A £3.9m grant to complete the transformation of Hull Minster into a hub for the city’s history, heritage and community has been announced today following funding from Highways England.
The investment comes from a dedicated fund which is designed to protect historic features in areas near to major roads, helping them to be harmonious with their surroundings. The Highways England Environment Designated Fund will safeguard the Minster’s heritage for future generations and create a sustainable future for the church as a magnificent place of worship, focal point for the community and magnet for visitors.
With work set to start this Spring, the majestic Minster can now be restored, renovated and extended to fulfil its rich potential. The grant is linked to the proposed A63 Castle Street scheme, which passes just 100 metres from the church. This major project is designed to improve access between the Port of Hull and the national road network via the city centre.
Highways England’s funding for the Minster allows for a number of major improvements, including a glass, bronze and stone extension which will house a visitor and heritage centre with exhibition spaces, a café and other new visitor facilities. The extension will lead into a “heritage corridor” within the church, creating a home for carefully-curated exhibits about the history of Hull and the central role the church has played in it.
Highways England senior project manager James Leeming said:
“It is a real pleasure to support an iconic venue like Hull Minster as part of our important work in the city.
“Our Designated Funds programme empowers us to invest in projects beyond our traditional schemes. The grant for Hull Minster will transform the church in the short term and build a brighter future in the long term.”
Further new features will include an education and learning centre, disabled access ramps and accessible toilets, a modern electrical system, and a community garden providing homegrown fruit and vegetables for the café.
The Vicar of Hull Minster, the Reverend Canon Dr Neal Barnes, said:
“This is wonderful news for the Minster and the city of Hull. It will enable us to fulfil the Minster’s potential to be a hub for visitors and tourists to the historic Old Town.
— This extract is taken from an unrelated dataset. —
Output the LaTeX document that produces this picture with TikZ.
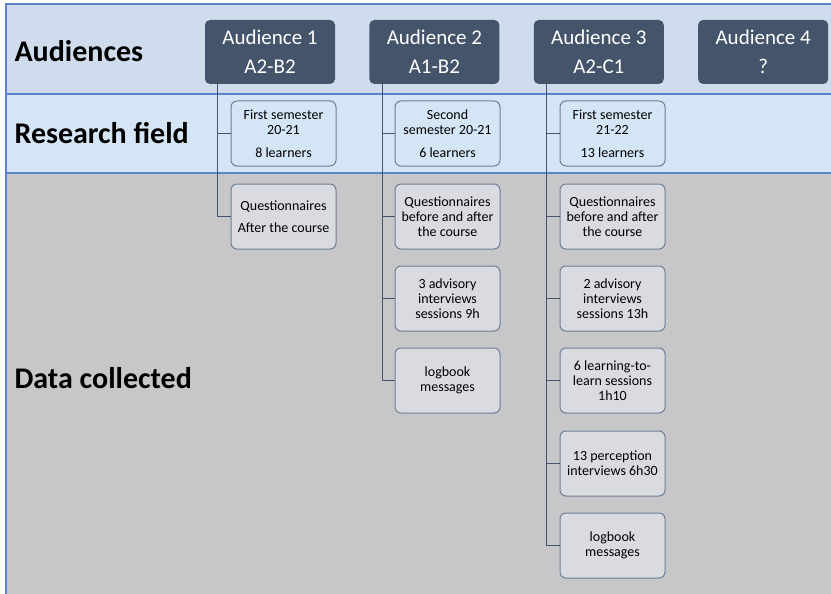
\documentclass[tikz,border=0pt]{standalone}
\usepackage{fontspec}
\setmainfont{Carlito}
\usetikzlibrary{positioning,calc}

\definecolor{audfill}{HTML}{44546A}
\definecolor{boxline}{HTML}{6E7F96}
\definecolor{bandline}{HTML}{5B84C8}
\definecolor{audband}{HTML}{CFDCEE}
\definecolor{fieldband}{HTML}{D4E5F6}
\definecolor{databand}{HTML}{C7C7C9}
\definecolor{datafill}{HTML}{D9DBE0}

\begin{document}
\begin{tikzpicture}[
    x=1pt, y=1pt,
    aud/.style={rectangle, rounded corners=5pt, fill=audfill, text=white,
                minimum width=130pt, minimum height=64pt,
                align=center, font=\fontsize{21}{25}\selectfont},
    field/.style={rectangle, rounded corners=6pt, draw=boxline, fill=fieldband,
                  minimum width=105pt, minimum height=65pt, inner sep=1pt,
                  align=center, font=\fontsize{14}{15}\selectfont, line width=1pt},
    datum/.style={field, fill=datafill},
    rowlabel/.style={anchor=west, font=\fontsize{30}{34}\selectfont\bfseries},
    trunk/.style={draw=audfill, line width=1pt}
]
    \useasboundingbox (0,0) rectangle (831,-594);

    % Background bands
    \fill[audband] (6,-4) rectangle (831,-94);
    \fill[fieldband] (6,-94) rectangle (831,-173);
    \fill[databand] (6,-173) rectangle (831,-594);
    \draw[bandline, line width=1.2pt] (831,-4) -- (6,-4) -- (6,-594);
    \draw[bandline, line width=1.2pt] (6,-94) -- (831,-94) (6,-173) -- (831,-173);

    % Row labels
    \node[rowlabel] (laud) at (11,-51) {Audiences};
    \node[rowlabel] (lfield) at (11,-133) {Research field};
    \node[rowlabel] (ldata) at (11,-378) {Data collected};

    % Audiences
    \node[aud] (aud1) at (270,-52) {Audience 1\\[4pt]A2-B2};
    \node[aud, right=34pt of aud1] (aud2) {Audience 2\\[4pt]A1-B2};
    \node[aud, right=34pt of aud2] (aud3) {Audience 3\\[4pt]A2-C1};
    \node[aud, right=34pt of aud3] (aud4) {Audience 4\\[4pt]?};

    % Research field
    \node[field] (f1) at (283.5,-133.5) {First semester\\20-21\\[8pt]8 learners};
    \node[field, right=58pt of f1] (f2) {Second\\semester 20-21\\[8pt]6 learners};
    \node[field, right=59pt of f2] (f3) {First semester\\21-22\\[8pt]13 learners};

    % Data collected
    \node[datum, below=17pt of f1] (q1) {Questionnaires\\[7pt]After the course};

    \node[datum, below=17pt of f2] (q2) {Questionnaires\\before and after\\the course};
    \node[datum, below=16pt of q2] (adv2) {3 advisory\\interviews\\sessions 9h};
    \node[datum, below=16pt of adv2] (log2) {logbook\\messages};

    \node[datum, below=17pt of f3] (q3) {Questionnaires\\before and after\\the course};
    \node[datum, below=16pt of q3] (adv3) {2 advisory\\interviews\\sessions 13h};
    \node[datum, below=16pt of adv3] (ltl3) {6 learning-to-\\learn sessions\\1h10};
    \node[datum, below=17pt of ltl3] (perc3) {13 perception\\interviews 6h30};
    \node[datum, below=16pt of perc3] (log3) {logbook\\messages};

    % Tree lines
    \coordinate (t1) at ($(aud1.south west)+(13,0)$);
    \coordinate (t2) at ($(aud2.south west)+(13,0)$);
    \coordinate (t3) at ($(aud3.south west)+(13,0)$);

    \draw[trunk] (t1) |- (q1.west);
    \draw[trunk] (t1 |- f1.west) -- (f1.west);

    \draw[trunk] (t2) |- (log2.west);
    \draw[trunk] (t2 |- f2.west) -- (f2.west);
    \draw[trunk] (t2 |- q2.west) -- (q2.west);
    \draw[trunk] (t2 |- adv2.west) -- (adv2.west);

    \draw[trunk] (t3) |- (log3.west);
    \draw[trunk] (t3 |- f3.west) -- (f3.west);
    \draw[trunk] (t3 |- q3.west) -- (q3.west);
    \draw[trunk] (t3 |- adv3.west) -- (adv3.west);
    \draw[trunk] (t3 |- ltl3.west) -- (ltl3.west);
    \draw[trunk] (t3 |- perc3.west) -- (perc3.west);
\end{tikzpicture}
\end{document}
“Maintaining a heritage asset is very expensive and draws resources away from the core work of the church, so this grant is particularly useful in sustaining our mission to be a positive force and a place of care, compassion and support.
“It means we can now put more of our own resources into our outreach work, our education programmes and our support for the most isolated and vulnerable members of our community.”
The funds have been awarded to the Hull Minster Development Trust, which has led the transformation of the Minster over recent years to enable it to host flexible and inclusive forms of worship and a wide range of social, cultural and community events.
Hull Minster Development Trust Vice Chair Stephen Martin said:
“This is very exciting as it means we will be able to deliver the final phase of our development project and much more. It’s a tribute to our success in raising £3.5m over the past four years from donations and trusts to rejuvenate the church and place it once again at the very centre of community life in Hull.
“But it’s vital to stress that these funds are strictly ring-fenced for capital projects. Not a single penny will go towards day-to-day running costs, which remain a major challenge.
“While this grant will support the Minster’s sustainability in the long term, we still need financial support from donors and well-wishers to help cover essential running costs and increased community support work. We also need people to contribute more when they visit, to close the gap between our day-to-day incomings and outgoings.”
The Archbishop of York, Dr John Sentamu, said: “It was my privilege and joy to join the people of Hull for the re-designation of Holy Trinity Church as Hull Minster in 2017. In doing so, it was my prayer that Hull Minster was to be a place of blessing, witness and prayer for the city of Hull and all humankind. Please join me in praise and thanksgiving to God for this Highways England grant which represents further growth in the partnership between Hull Minster and the local community it serves.”
For more information about Highways England’s Designated Funds programme visit https://highwaysengland.co.uk/designated-funds/
The entire project will take 2 years to complete and includes;
Archaeological excavations and investigations in the south west corner of the Minster, where the extension will be built. This dig is expected to reveal medieval remains and architecture associated with the first buildings on the site.
Construction of a flexible visitor and heritage centre extension with exhibition spaces, a café and other new visitor facilities.
New facilities to make the choir vestry a flexible education and learning centre for use by the Minster’s choir, school groups and community organisations.
Exterior renovations to the fabric of the church, including cleaning and restoration of masonry on the grand west side of the church, facing onto Trinity Square.
Internal repairs and redecoration to safeguard heritage monuments and features.
Curation and display, to museum standards, of more than 100 complete remains unearthed from the redevelopment of Trinity Square in 2016, which are currently kept in the church’s crypt.
Re-roofing the leaking vestry block, to halt deterioration of the internal heritage.
Landscaping and resurfacing works.
Creation of a community garden on South Church Side. The garden will be maintained by volunteers from the Rooted in Hull community group and provide homegrown fruit and vegetables for the new café.
Installation of a modern, 3 phased electrical supply system so the Minster can stage a wider range of events within the church and outside in Trinity Square.
Disabled access ramps
A secure, covered cycle store for use by staff, volunteers and visitors.
New signage to communicated events and activities.
The construction of new furniture to accommodate a variety of storage spaces.